А я уверен, что надо! Мы не имеем права ничего утаивать от народа. И как народ решит поступить с ним, так и будет. Ясно? Народная воля — высший судья, ты согласен?

Вопрос был довольно риторический, и я пробормотал:

— Пожалуй.

— Ну вот, — удовлетворенно сказал Рослый. — И надеюсь, ты будешь вместе со всем народам. Я вообще надеюсь на тебя. Надеюсь, что ты будешь со мной. Во всем к до конца.

А, вот он почему был так откровенен со мной, вот почему так подробно все объяснял. Он хотел, чтобы я был его союзником. И ухода Волхва — правильно почуяла Веточка он тоже хотел, оно ему было на руку, это Волхвово желание, весьма на руку. Магистра же сейчас он хотел скомпрометировать как своего возможного противника и тем самым просто-напросто вывести его из игры. А мне, значит, была уготована роль союзника…

— Я ни с кем, я с нашим Делом, — сказал я.

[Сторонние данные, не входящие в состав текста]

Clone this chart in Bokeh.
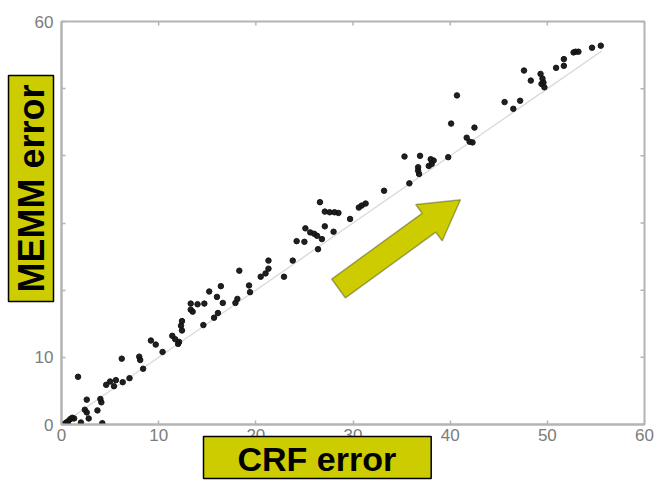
import math
from bokeh.plotting import figure
from bokeh.models import Range1d, Title, PolyAnnotation, FixedTicker
from bokeh.embed import file_html
from bokeh.resources import INLINE

# ---- data ----
crf_err = [0.3, 0.5, 0.7, 0.9, 1.1, 1.3, 0.6,
           2.0, 2.8, 4.2,
           2.4, 2.6, 2.6, 3.7,
           4.0, 4.1,
           1.7,
           4.6, 5.0, 5.4, 5.6, 6.3, 7.0,
           6.2, 8.0, 8.1, 8.4,
           9.2, 9.7, 10.4,
           11.4, 11.7, 12.1, 12.0,
           12.4, 12.3, 12.4,
           13.3, 13.3, 13.5, 14.0, 14.7,
           14.6, 15.7, 16.1,
           15.2, 16.4, 16.0, 16.6,
           17.9, 18.1,
           18.3,
           19.3, 19.4,
           20.5, 21.0, 21.3, 21.3,
           22.9, 23.8,
           24.2, 25.0,
           25.1, 25.6, 26.0, 26.3, 26.8,
           26.4,
           26.6,
           27.1, 27.6, 28.1, 28.5,
           27.1, 28.0,
           29.7,
           30.6, 30.9, 31.3,
           33.2,
           35.8,
           35.3, 36.9,
           36.7, 36.7, 36.8,
           38.0, 38.3, 38.1, 37.8,
           39.8,
           40.1, 40.7,
           42.5,
           41.7, 42.0, 42.3,
           45.6, 46.5, 47.2,
           47.6, 48.3,
           49.3, 49.5, 49.4, 49.7, 49.6,
           50.9, 51.7, 51.7,
           52.7, 53.2, 52.9,
           54.6, 55.5]
memm_err = [0.1, 0.3, 0.5, 0.8, 1.0, 0.9, 0.1,
            0.3, 0.9, 0.2,
            2.2, 1.8, 3.7, 2.1,
            3.8, 3.3,
            7.1,
            5.9, 6.4, 5.7, 6.6, 6.3, 6.9,
            9.8, 10.1, 9.6, 8.3,
            12.5, 11.9, 10.8,
            13.2, 12.7, 12.3, 12.0,
            15.4, 14.7, 14.0,
            18.0, 17.1, 16.8, 17.9, 18.0,
            14.8, 15.9, 16.6,
            19.8, 20.6, 19.0, 18.1,
            18.1, 18.7,
            22.9,
            20.7, 19.7,
            22.0, 22.5, 23.2, 24.4,
            22.0, 24.4,
            27.3, 27.2,
            29.2, 28.6, 28.4, 28.1, 27.6,
            26.1,
            33.1,
            31.7, 31.6, 31.6, 31.5,
            29.5, 28.7,
            30.6,
            32.3, 32.6, 32.9,
            34.8,
            35.9,
            39.9, 40.0,
            38.3, 37.8, 37.3,
            39.5, 39.3, 38.8, 38.5,
            39.8,
            44.8, 49.0,
            44.2,
            42.7, 42.1, 42.0,
            48.0, 47.0, 48.2,
            52.7, 51.2,
            52.2, 51.5, 50.7, 50.2, 50.9,
            53.1, 53.4, 54.4,
            55.4, 55.5, 55.5,
            56.1, 56.4]
diag = [0, 55.6]          # y = x reference line extent
x_ticks = [0, 10, 20, 30, 40, 50, 60]
y_ticks = [0, 10, 20, 30, 40, 50, 60]
x_label = "CRF error"
y_label = "MEMM error"

# ---- styles ----
axis_col = "#b4b4b4"
tick_lbl_col = "#7c7c7c"
yellow = "#cccc00"

p = figure(width=655, height=482, output_backend="svg", toolbar_location=None,
           x_range=Range1d(0, 60), y_range=Range1d(0, 60),
           min_border_left=61, min_border_right=11, min_border_top=21, min_border_bottom=58)
p.grid.visible = False
p.outline_line_color = axis_col
p.outline_line_width = 2
p.background_fill_color = "white"
p.border_fill_color = "white"

for ax, ticks in ((p.xaxis[0], x_ticks), (p.yaxis[0], y_ticks)):
    ax.ticker = FixedTicker(ticks=ticks)
    ax.axis_line_color = axis_col
    ax.axis_line_width = 2
    ax.major_tick_line_color = axis_col
    ax.major_tick_line_width = 1.5
    ax.major_tick_in = 4
    ax.major_tick_out = 0
    ax.minor_tick_line_color = None
    ax.major_label_text_color = tick_lbl_col
    ax.major_label_text_font = "Liberation Sans"
    ax.major_label_text_font_size = "17px"
p.xaxis.major_label_standoff = 4
p.yaxis.major_label_standoff = 8

# ticks on top and right edges of the box
p.ray(x=[60] * len(y_ticks), y=y_ticks, length=4, length_units="screen",
      angle=math.pi, color=axis_col, line_width=1.5)
p.ray(x=x_ticks, y=[60] * len(x_ticks), length=4, length_units="screen",
      angle=-math.pi / 2, color=axis_col, line_width=1.5)

# reference line
p.line(diag, diag, color="#d8d8d8", line_width=1.3)

# points
p.scatter(crf_err, memm_err, size=5.5, color="#141414", alpha=0.95)

# ---- block arrow (screen coords relative to frame bottom-left) ----
tail = (277.0, 136.0)
tip = (399.0, 224.7)
shaft_hw, head_hw, head_len = 11.7, 22.5, 39.0
dx, dy = tip[0] - tail[0], tip[1] - tail[1]
L = math.hypot(dx, dy)
ux, uy = dx / L, dy / L
nx, ny = -uy, ux
neck = (tip[0] - ux * head_len, tip[1] - uy * head_len)
pts = [
    (tail[0] + nx * shaft_hw, tail[1] + ny * shaft_hw),
    (neck[0] + nx * shaft_hw, neck[1] + ny * shaft_hw),
    (neck[0] + nx * head_hw, neck[1] + ny * head_hw),
    tip,
    (neck[0] - nx * head_hw, neck[1] - ny * head_hw),
    (neck[0] - nx * shaft_hw, neck[1] - ny * shaft_hw),
    (tail[0] - nx * shaft_hw, tail[1] - ny * shaft_hw),
]
p.add_layout(PolyAnnotation(xs=[q[0] for q in pts], ys=[q[1] for q in pts],
                            xs_units="screen", ys_units="screen",
                            fill_color=yellow, fill_alpha=1.0,
                            line_color="black", line_width=1.5, level="overlay"))

# ---- axis titles in yellow boxes ----
ytitle = Title(text=y_label, align="left", vertical_align="bottom",
               offset=123, standoff=-44,
               text_font="Liberation Sans", text_font_size="36px",
               text_font_style="bold", text_color="black",
               background_fill_color=yellow, border_line_color="black",
               border_line_width=1.5,
               padding=dict(left=9, right=9, top=2, bottom=2))
p.add_layout(ytitle, "left")

xtitle = Title(text=x_label, align="left", vertical_align="top",
               offset=142, standoff=-14,
               text_font="Liberation Sans", text_font_size="34px",
               text_font_style="bold", text_color="black",
               background_fill_color=yellow, border_line_color="black",
               border_line_width=1.5,
               padding=dict(left=34, right=35, top=3, bottom=1))
p.add_layout(xtitle, "below")

open("out.html", "w").write(file_html(p, INLINE))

— Ну и прекрасно, — отозвался Рослый. Вскинул над головой руку и помахал.

И только тут я заметил. Разговор наш происходил в диспетчерской, довольно большом, ярко освещенной сильными лампами искусственном зале, всегда в эту пору людном — как было нынче, — и вдруг вокруг нас никого не стало. Было полно народу, когда мы начали разговор, и никого не стало, все отдалились от нас, оставив нас для разговора один на один. И лишь сейчас, по знаку Рослого, двинулись, зашумев, на своя прежние места, как, видимо, по какому-то другому, не замеченному мной знаку, оставили нас одних.

Выходит, Рослый действительно осуществлял захват власти. Для того, чтобы узурпировать власть, нужен момент, стечение обстоятельств, а к этому моменту— группа надежных, беспрекословно подчиняющихся тебе людей, и, судя по всему, такая группа была им создана, а момент настал. Декан умер, Волхв покинул нас, Магистр совершил поступок, лишавший его права стоять во главе нашего Дела, а я один в счет не шел.

— И когда же суд? — спросил я Рослого.

— Когда, по вашим расчетам, он оправится? — найдя глазами в окружавшей нас толпе врача, спросил Рослый.

— Через недельку, я полагаю, — просунувшись вперед, с подобострастием проговорил врач.

Это был тот самый врач, что устроил истерику у постели умирающего Декана. А делать ему здесь, в диспетчерской, в этот час, отметил я про себя, было абсолютно нечего.